Volume 2 • Number 7 • October/November 2010

Cultivating a “Cloud-First” Culture

Enormous opportunities for greater agility, scalability, productivity and cost savings abound when you embrace a “Cloud-First” culture.

 

If you are NASA CTO Chris Kemp, your agency recently halted RFPs for an ID/IQ contract worth up to $1.5 billion for outsourced Data Center services over multiple years.

 

That’s great, but NASA still needs the compute power the $1.5 billion buys.

 

At the same time, NASA is reevaluating its enterprise strategy and cultivating a “Cloud-First” policy; one that Federal CIO Vivek Kundra calls necessary to fully achieve the economic gains of Cloud computing.

 

So what Kemp needs is a “secret sauce” to change the culture and convince NASA scientists and users to stop and consider: What type of computing experience would make me stop spending scarce resources on new hardware infrastructure?

 

“The ‘secret sauce’ was listening to our customers, the end users and scientists; then figuring out what computing experience would make them stop buying a bunch of hardware infrastructure and consider the Cloud,” Kemp told On The FrontLines in a recent interview (See page 8).

 

Kemp said these scientists, researchers and engineers need some high performance computing horsepower and storage at their disposal, but still don’t require supercomputing power.

 

For these users, their solution is found in NASA’s Nebula Cloud platform, which provides “instant-on” IT infrastructure for rapid application development, deployment and collaboration.

“What we are excited about is the scientist that couldn’t afford to buy the infrastructure they need, because they didn’t get the funding they wanted,” said Kemp.

 

“But they have a great idea and because Nebula is so inexpensive and accessible to them, think of the breakthroughs that might occur by giving them the compute and storage resources they need.”

 

A Decade Long Effort

 

While Nebula is Kemp’s “secret sauce” helping cultivate a “Cloud-First” culture at NASA, the stark reality is that while Cloud services are available and deliver proven IT savings and ROI, a government “Cloud-First” culture must be built over time.

 

Kundra acknowledged just this in his July 1, 2010 House testimony on moving to the Cloud:

 

“We recognize that the shift to Cloud computing will not take place overnight…we are still in the early stages of a decade-long journey.
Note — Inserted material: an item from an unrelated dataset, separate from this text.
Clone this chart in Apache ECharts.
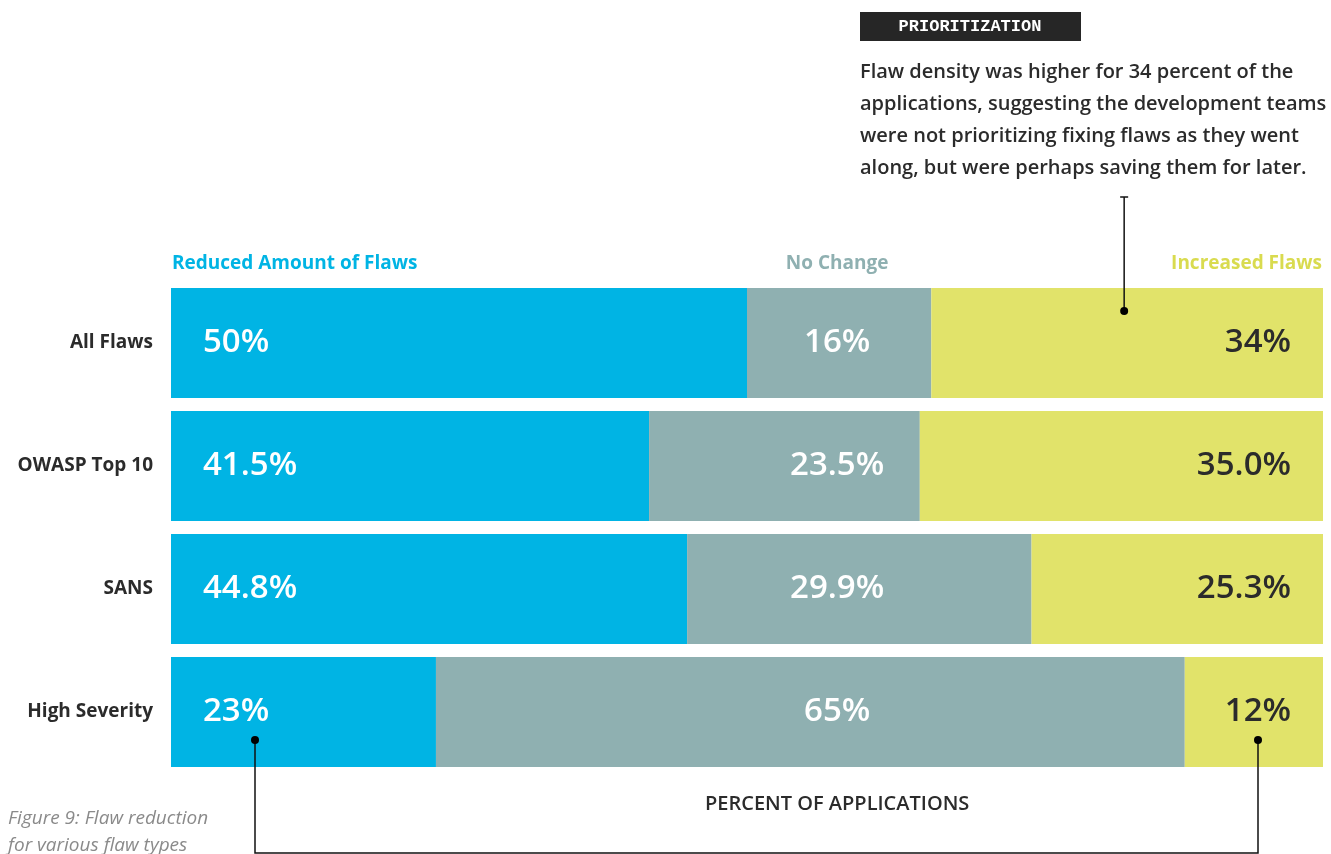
<!DOCTYPE html>
<html>
<head>
<meta charset="utf-8">
<script src="https://cdn.jsdelivr.net/npm/echarts@6/dist/echarts.min.js"></script>
<style>
html,body{margin:0;padding:0;background:#fff;}
#c{width:1331px;height:854px;}
</style>
</head>
<body>
<div id="c"></div>
<script>
const categories = ['All Flaws', 'OWASP Top 10', 'SANS', 'High Severity'];
const reduced = [50, 41.5, 44.8, 23];
const noChange = [16, 23.5, 29.9, 65];
const increased = [34, 35.0, 25.3, 12];
const reducedLabels = ['50%', '41.5%', '44.8%', '23%'];
const noChangeLabels = ['16%', '23.5%', '29.9%', '65%'];
const increasedLabels = ['34%', '35.0%', '25.3%', '12%'];
const seriesNames = ['Reduced Amount of Flaws', 'No Change', 'Increased Flaws'];
const axisTitle = 'PERCENT OF APPLICATIONS';
const noteTitle = 'PRIORITIZATION';
const noteLines = [
  'Flaw density was higher for 34 percent of the',
  'applications, suggesting the development teams',
  'were not prioritizing fixing flaws as they went',
  'along, but were perhaps saving them for later.'
];
const captionLines = ['Figure 9: Flaw reduction', 'for various flaw types'];

const FONT = '"Open Sans", "Noto Sans", sans-serif';
const BLUE = '#00b4e4', GREY = '#8fb0b1', YELLOW = '#e1e36a', DARK = '#2b2b2b';

const chart = echarts.init(document.getElementById('c'), null, {renderer: 'canvas'});

function lbl(arr, pos, color, dist) {
  return {
    show: true, position: pos, distance: dist,
    color: color, fontFamily: FONT, fontSize: 33, fontWeight: 600,
    formatter: p => arr[p.dataIndex]
  };
}

const option = {
  animation: false,
  backgroundColor: '#fff',
  grid: {left: 171, right: 8, top: 281.5, bottom: 80.5, containLabel: false},
  xAxis: {
    type: 'value', min: 0, max: 100, show: false
  },
  yAxis: {
    type: 'category', data: categories, inverse: true,
    axisLine: {show: false}, axisTick: {show: false},
    axisLabel: {margin: 18, fontFamily: FONT, fontSize: 19, fontWeight: 700, color: DARK}
  },
  series: [
    {name: seriesNames[0], type: 'bar', stack: 't', data: reduced, barWidth: 110,
     itemStyle: {color: BLUE}, label: lbl(reducedLabels, 'insideLeft', '#fff', 32)},
    {name: seriesNames[1], type: 'bar', stack: 't', data: noChange, barWidth: 110,
     itemStyle: {color: GREY}, label: lbl(noChangeLabels, 'inside', '#fff', 0)},
    {name: seriesNames[2], type: 'bar', stack: 't', data: increased, barWidth: 110,
     itemStyle: {color: YELLOW}, label: lbl(increasedLabels, 'insideRight', DARK, 32)}
  ]
};
chart.setOption(option);

const p = (x, cat) => chart.convertToPixel({seriesIndex: 0}, [x, cat]);

// Middle labels all aligned under the "No Change" header
const midX = p(reduced[0] + noChange[0] / 2, 0)[0] - 2;
chart.setOption({
  series: [{}, {
    data: noChange.map((v, i) => ({
      value: v,
      label: {offset: [midX - p(reduced[i] + v / 2, i)[0], 0]}
    }))
  }, {}]
});

const hsY = p(0, 3)[1];
const afY = p(0, 0)[1];
const xStart = p(0, 3)[0];
const xEnd = p(100, 3)[0];
const dotL = [xStart + 84, hsY + 28];
const dotR = [xEnd - 65, hsY + 28];
const dotT = [p(reduced[0] + noChange[0] + increased[0] / 2, 0)[0] - 3, afY - 32];
const lineBottom = 853;

const lineStyle = {stroke: '#111', lineWidth: 1.5};
const Z = 100;
const graphics = [
  {type: 'text', z: Z, x: 172, y: 264, style: {text: seriesNames[0], fill: BLUE, font: '700 19px ' + FONT, textVerticalAlign: 'middle'}},
  {type: 'text', z: Z, x: midX, y: 264,
   style: {text: seriesNames[1], fill: GREY, font: '700 19px ' + FONT, textAlign: 'center', textVerticalAlign: 'middle'}},
  {type: 'text', z: Z, x: 1322, y: 264, style: {text: seriesNames[2], fill: '#d9db4f', font: '700 19px ' + FONT, textAlign: 'right', textVerticalAlign: 'middle'}},
  {type: 'text', z: Z, x: midX, y: 804, style: {text: axisTitle, fill: DARK, font: '600 20px ' + FONT, textAlign: 'center', textVerticalAlign: 'middle'}},
  {type: 'rect', z: Z, shape: {x: 860, y: 12, width: 221, height: 29}, style: {fill: '#262626'}},
  {type: 'text', z: Z + 1, x: 970, y: 27, style: {text: noteTitle, fill: '#fff', font: '700 17px "Liberation Mono", "DejaVu Sans Mono", monospace', textAlign: 'center', textVerticalAlign: 'middle'}},
  {type: 'text', z: Z, x: 8, y: 819, style: {text: captionLines[0], fill: '#8a8a8a', font: 'italic 19px ' + FONT, textVerticalAlign: 'middle'}},
  {type: 'text', z: Z, x: 8, y: 846, style: {text: captionLines[1], fill: '#8a8a8a', font: 'italic 19px ' + FONT, textVerticalAlign: 'middle'}},
  {type: 'polyline', z: Z, shape: {points: [[dotT[0], 197], [dotT[0], dotT[1]]]}, style: lineStyle},
  {type: 'line', z: Z, shape: {x1: dotT[0] - 4, y1: 197, x2: dotT[0] + 4, y2: 197}, style: lineStyle},
  {type: 'circle', z: Z, shape: {cx: dotT[0], cy: dotT[1], r: 4}, style: {fill: '#000'}},
  {type: 'polyline', z: Z, shape: {points: [[dotL[0], dotL[1]], [dotL[0], lineBottom], [dotR[0], lineBottom], [dotR[0], dotR[1]]]}, style: lineStyle},
  {type: 'circle', z: Z, shape: {cx: dotL[0], cy: dotL[1], r: 4}, style: {fill: '#000'}},
  {type: 'circle', z: Z, shape: {cx: dotR[0], cy: dotR[1], r: 4}, style: {fill: '#000'}}
];
noteLines.forEach((t, i) => {
  graphics.push({type: 'text', z: Z, x: 860, y: 72 + i * 32,
    style: {text: t, fill: DARK, font: '600 20px ' + FONT, textVerticalAlign: 'middle'}});
});
chart.setOption({graphic: graphics});
</script>
</body>
</html>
As we move to the Cloud, we must be vigilant in our efforts to ensure the security of government information (and) protect the privacy of our citizens…(and) fully consider the advantages and risks associated by defining standards and security requirements.”

 

The good news is that management—both technical and non-technical—sees the benefits of the Cloud:

·         Its economical pay-as-you-go approach to IT

·         Its flexibility to scale capacity and costs as conditions dictate

·         Its rapid implementation with clear-cut procurement and certification processes

·         Its consistent service and reliability

·         Its effectiveness providing more time for mission-critical tasks.

 

Plus it is Green and energy efficient because resources are pooled.


So, whether your agency decides to use a public, private or hybrid in the future, rest-assured these benefits will drive a “Cloud-First” culture in government over the next decade.